# [Challenge]
Pick out every line of the entries below where "that" occurs, and copy those lines.

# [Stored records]
__________

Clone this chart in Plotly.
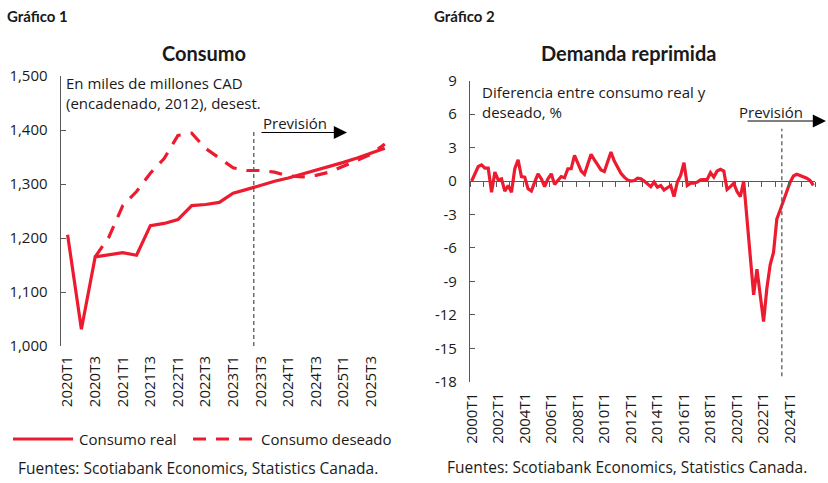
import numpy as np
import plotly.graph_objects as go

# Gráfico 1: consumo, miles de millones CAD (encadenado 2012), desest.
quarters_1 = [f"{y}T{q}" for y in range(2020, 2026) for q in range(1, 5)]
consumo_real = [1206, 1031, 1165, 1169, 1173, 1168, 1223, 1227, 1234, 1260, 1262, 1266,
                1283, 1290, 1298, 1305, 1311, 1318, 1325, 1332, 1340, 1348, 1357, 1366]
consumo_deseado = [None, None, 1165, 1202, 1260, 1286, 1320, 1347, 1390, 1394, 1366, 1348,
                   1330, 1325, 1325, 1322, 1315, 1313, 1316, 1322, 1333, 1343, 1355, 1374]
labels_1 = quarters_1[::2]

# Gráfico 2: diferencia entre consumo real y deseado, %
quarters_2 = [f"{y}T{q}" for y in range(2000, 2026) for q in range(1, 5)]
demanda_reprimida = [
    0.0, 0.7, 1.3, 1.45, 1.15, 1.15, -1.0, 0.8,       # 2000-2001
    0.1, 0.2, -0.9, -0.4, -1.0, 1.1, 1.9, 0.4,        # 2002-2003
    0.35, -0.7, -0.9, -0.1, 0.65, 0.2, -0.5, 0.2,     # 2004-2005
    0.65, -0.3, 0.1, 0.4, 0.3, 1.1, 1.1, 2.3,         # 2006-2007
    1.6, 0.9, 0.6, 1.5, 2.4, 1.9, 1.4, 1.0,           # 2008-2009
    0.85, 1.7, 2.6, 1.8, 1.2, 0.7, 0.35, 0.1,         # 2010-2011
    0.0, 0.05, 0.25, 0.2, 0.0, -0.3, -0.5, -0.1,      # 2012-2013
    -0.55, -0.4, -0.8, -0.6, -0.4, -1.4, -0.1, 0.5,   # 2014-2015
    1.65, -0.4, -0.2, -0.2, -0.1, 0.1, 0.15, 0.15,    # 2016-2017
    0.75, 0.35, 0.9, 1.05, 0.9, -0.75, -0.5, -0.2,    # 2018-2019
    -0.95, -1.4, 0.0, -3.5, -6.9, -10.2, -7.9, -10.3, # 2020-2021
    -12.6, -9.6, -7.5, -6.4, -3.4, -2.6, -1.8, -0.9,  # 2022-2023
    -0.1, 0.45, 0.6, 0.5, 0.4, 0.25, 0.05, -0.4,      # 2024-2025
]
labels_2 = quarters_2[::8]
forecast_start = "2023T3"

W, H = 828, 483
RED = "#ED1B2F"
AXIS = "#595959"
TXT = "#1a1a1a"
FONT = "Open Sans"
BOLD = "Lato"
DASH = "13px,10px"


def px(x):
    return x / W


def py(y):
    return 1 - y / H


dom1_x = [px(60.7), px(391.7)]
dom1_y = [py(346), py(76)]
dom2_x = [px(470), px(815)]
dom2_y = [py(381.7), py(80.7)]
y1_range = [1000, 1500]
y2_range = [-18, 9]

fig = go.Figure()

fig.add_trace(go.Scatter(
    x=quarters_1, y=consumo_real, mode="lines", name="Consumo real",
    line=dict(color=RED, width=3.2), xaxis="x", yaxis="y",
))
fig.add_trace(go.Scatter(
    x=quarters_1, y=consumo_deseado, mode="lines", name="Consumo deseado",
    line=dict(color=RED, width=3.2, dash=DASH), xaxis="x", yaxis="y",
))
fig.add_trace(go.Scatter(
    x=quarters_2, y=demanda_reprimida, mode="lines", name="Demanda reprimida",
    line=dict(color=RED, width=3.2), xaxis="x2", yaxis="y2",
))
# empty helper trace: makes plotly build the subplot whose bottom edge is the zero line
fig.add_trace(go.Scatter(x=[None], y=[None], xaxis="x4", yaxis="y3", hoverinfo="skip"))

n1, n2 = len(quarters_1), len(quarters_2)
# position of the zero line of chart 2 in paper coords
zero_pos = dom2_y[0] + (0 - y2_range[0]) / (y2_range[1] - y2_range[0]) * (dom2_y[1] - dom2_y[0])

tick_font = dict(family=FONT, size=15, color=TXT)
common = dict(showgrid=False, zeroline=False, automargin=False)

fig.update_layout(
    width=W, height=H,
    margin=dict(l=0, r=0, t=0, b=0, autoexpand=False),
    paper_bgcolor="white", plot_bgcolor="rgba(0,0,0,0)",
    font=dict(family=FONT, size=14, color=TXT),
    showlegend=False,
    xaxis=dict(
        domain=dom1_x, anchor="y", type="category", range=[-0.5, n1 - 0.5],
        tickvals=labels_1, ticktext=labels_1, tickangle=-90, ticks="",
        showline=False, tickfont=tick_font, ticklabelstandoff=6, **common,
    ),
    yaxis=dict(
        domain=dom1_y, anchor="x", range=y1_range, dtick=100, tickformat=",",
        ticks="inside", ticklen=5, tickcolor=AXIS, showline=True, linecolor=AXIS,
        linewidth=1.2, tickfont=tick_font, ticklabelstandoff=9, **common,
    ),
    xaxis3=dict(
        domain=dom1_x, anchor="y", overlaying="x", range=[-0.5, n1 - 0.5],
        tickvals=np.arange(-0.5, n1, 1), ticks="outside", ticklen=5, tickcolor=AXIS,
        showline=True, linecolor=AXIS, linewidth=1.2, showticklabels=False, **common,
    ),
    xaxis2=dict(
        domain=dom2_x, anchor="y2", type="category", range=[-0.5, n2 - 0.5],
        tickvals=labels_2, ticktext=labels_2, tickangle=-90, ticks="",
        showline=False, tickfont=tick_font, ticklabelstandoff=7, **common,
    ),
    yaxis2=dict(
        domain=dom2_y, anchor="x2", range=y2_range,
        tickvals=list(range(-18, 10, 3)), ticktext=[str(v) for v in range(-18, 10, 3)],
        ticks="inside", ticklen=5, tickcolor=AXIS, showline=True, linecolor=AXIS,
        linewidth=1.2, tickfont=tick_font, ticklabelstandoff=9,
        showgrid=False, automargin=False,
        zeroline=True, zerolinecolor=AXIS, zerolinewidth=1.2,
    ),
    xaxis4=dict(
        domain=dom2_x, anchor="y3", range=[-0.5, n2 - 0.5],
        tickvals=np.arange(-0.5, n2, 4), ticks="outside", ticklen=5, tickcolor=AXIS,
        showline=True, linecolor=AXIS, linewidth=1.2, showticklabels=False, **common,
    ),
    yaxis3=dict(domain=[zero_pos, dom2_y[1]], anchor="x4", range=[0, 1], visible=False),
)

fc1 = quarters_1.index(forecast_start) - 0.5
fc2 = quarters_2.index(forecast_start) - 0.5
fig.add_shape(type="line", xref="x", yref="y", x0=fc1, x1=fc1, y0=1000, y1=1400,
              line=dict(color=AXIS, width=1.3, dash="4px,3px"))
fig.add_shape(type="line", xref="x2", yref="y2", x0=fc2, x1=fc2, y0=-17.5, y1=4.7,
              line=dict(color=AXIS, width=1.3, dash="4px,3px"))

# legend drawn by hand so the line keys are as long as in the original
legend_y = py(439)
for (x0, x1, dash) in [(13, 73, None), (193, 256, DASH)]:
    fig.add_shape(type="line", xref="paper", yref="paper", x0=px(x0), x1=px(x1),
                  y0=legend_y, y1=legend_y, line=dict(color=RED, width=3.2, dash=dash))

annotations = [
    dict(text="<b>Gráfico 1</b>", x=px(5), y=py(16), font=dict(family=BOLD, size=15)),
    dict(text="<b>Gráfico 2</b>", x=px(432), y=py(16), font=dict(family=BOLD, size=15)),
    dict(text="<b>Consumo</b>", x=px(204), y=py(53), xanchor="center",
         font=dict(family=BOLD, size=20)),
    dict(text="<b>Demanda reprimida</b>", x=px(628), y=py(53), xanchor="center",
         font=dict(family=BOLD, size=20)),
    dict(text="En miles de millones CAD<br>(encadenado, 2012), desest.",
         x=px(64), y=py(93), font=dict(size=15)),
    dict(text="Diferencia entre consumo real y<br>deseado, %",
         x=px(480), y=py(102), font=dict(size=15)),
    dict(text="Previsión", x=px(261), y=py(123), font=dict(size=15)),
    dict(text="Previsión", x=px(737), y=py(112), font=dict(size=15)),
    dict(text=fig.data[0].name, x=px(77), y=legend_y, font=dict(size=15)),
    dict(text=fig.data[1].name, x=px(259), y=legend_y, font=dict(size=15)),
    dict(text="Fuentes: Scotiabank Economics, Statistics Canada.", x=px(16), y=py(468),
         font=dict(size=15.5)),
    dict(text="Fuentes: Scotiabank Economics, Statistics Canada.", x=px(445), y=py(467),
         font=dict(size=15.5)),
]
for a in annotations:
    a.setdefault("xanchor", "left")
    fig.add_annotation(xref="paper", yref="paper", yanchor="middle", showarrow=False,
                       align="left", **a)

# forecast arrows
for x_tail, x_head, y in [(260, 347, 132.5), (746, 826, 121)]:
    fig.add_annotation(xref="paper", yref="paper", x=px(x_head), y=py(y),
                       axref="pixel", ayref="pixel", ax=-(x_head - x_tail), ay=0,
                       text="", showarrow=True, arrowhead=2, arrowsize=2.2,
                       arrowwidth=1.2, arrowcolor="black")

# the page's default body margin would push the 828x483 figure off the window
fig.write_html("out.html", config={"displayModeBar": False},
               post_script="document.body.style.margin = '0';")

__________

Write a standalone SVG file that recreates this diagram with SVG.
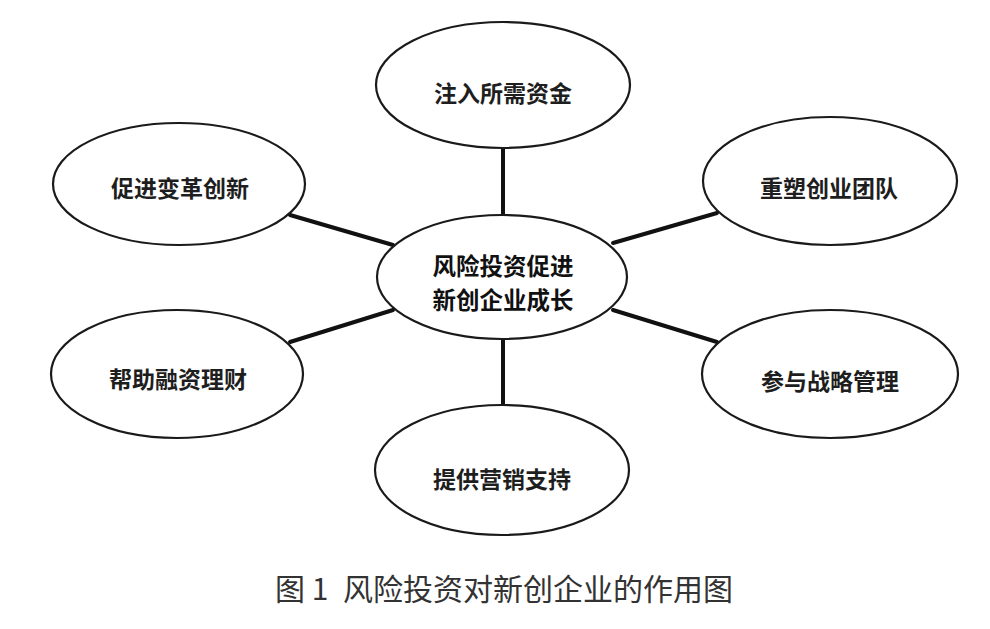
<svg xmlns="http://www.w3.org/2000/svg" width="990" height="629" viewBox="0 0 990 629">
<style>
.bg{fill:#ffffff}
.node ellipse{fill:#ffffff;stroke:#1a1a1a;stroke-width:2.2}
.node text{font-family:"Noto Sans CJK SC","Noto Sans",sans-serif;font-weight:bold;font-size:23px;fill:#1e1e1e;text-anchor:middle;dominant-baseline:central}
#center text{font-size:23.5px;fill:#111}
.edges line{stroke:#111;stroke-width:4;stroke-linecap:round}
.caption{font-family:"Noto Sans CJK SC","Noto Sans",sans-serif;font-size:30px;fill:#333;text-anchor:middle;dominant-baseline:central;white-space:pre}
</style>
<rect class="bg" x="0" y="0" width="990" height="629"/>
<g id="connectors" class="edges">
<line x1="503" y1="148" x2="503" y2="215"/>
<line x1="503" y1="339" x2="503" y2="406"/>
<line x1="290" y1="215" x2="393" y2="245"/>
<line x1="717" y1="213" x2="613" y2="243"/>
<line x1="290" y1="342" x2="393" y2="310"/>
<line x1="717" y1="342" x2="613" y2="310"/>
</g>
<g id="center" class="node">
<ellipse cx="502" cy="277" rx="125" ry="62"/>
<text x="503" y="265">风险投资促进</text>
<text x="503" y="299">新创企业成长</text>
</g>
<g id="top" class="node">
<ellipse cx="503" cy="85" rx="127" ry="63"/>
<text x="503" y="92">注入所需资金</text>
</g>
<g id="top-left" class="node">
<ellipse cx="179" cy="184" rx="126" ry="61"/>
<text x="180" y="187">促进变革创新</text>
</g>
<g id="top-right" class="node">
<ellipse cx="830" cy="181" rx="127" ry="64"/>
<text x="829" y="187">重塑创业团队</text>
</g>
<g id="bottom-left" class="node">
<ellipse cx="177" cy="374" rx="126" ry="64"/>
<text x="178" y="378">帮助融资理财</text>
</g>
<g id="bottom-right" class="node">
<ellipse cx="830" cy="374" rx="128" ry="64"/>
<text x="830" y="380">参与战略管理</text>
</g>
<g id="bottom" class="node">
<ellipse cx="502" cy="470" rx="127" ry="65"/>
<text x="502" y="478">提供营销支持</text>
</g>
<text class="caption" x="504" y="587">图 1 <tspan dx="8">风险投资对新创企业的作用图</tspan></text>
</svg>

__________

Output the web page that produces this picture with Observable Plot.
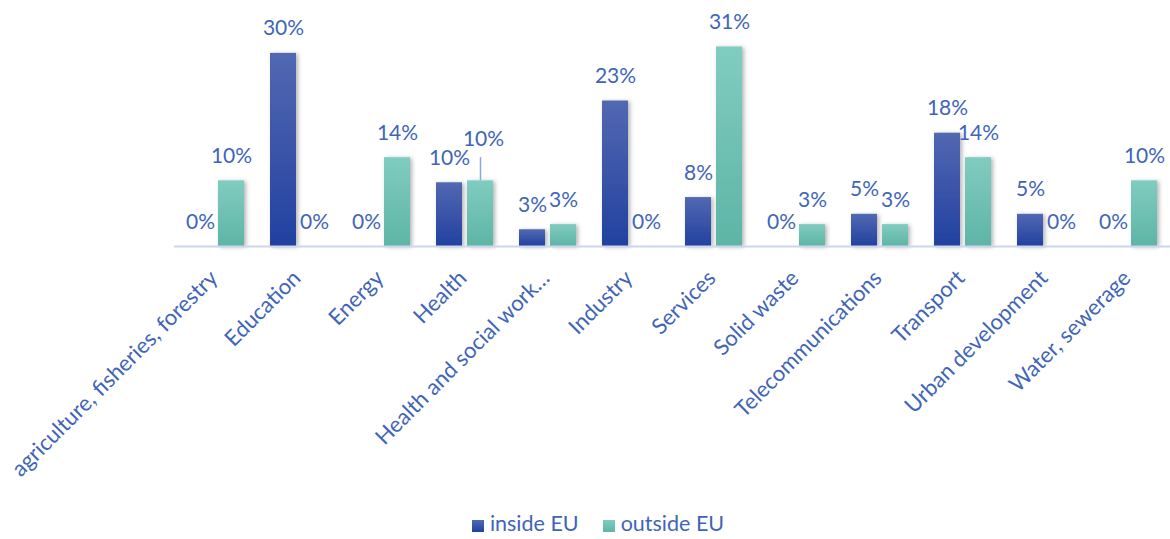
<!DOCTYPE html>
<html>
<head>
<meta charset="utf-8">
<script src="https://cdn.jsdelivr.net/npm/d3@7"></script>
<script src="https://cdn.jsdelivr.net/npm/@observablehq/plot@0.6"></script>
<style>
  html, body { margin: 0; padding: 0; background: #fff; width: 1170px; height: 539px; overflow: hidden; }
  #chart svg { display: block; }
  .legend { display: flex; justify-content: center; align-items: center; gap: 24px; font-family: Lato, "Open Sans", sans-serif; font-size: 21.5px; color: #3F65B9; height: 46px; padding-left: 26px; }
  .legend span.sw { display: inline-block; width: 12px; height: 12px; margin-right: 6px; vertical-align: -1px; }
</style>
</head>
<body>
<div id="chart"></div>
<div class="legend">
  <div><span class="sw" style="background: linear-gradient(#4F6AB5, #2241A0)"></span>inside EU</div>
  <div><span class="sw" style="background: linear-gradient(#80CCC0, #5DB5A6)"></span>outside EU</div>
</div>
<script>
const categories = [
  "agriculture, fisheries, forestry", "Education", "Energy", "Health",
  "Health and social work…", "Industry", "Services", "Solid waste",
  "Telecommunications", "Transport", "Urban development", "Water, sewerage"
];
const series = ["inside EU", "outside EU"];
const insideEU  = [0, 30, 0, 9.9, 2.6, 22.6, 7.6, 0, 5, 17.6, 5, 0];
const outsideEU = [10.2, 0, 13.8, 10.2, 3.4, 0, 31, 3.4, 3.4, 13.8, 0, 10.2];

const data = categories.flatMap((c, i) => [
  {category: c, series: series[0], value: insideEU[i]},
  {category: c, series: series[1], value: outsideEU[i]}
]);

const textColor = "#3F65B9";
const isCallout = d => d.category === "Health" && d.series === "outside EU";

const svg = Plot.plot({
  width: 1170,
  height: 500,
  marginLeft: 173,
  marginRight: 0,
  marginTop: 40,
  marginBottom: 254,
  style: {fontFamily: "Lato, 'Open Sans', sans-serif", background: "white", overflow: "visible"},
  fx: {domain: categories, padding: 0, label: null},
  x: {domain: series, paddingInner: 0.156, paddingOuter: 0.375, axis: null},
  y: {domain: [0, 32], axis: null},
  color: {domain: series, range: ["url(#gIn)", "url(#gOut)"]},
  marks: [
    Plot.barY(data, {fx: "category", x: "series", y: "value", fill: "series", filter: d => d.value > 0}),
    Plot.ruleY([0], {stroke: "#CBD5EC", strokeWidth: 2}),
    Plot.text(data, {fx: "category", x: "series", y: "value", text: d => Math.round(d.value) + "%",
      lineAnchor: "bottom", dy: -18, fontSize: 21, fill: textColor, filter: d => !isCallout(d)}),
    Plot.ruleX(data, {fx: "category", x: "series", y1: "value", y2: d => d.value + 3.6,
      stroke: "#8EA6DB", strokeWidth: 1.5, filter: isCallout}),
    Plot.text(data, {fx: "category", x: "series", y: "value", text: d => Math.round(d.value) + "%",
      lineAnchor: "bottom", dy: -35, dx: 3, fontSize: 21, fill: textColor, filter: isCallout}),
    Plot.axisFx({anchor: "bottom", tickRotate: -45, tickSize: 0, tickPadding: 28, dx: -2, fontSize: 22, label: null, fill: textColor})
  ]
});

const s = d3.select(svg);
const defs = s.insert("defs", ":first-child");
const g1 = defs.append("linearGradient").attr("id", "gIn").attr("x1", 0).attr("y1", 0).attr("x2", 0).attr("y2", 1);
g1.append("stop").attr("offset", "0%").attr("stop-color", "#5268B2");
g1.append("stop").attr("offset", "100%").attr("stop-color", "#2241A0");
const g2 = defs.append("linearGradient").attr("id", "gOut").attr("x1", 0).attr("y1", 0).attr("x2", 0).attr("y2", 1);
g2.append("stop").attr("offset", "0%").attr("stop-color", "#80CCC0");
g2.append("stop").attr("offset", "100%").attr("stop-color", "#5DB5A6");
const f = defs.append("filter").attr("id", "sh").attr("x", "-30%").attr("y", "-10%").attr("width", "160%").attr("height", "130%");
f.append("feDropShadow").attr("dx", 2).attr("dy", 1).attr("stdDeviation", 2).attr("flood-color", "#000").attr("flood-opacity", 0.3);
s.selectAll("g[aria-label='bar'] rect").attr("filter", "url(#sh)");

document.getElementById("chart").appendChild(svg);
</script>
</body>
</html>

__________

# [Finished task]
Write a standalone SVG file that recreates this diagram with SVG.
Output the web page that produces this picture with Observable Plot.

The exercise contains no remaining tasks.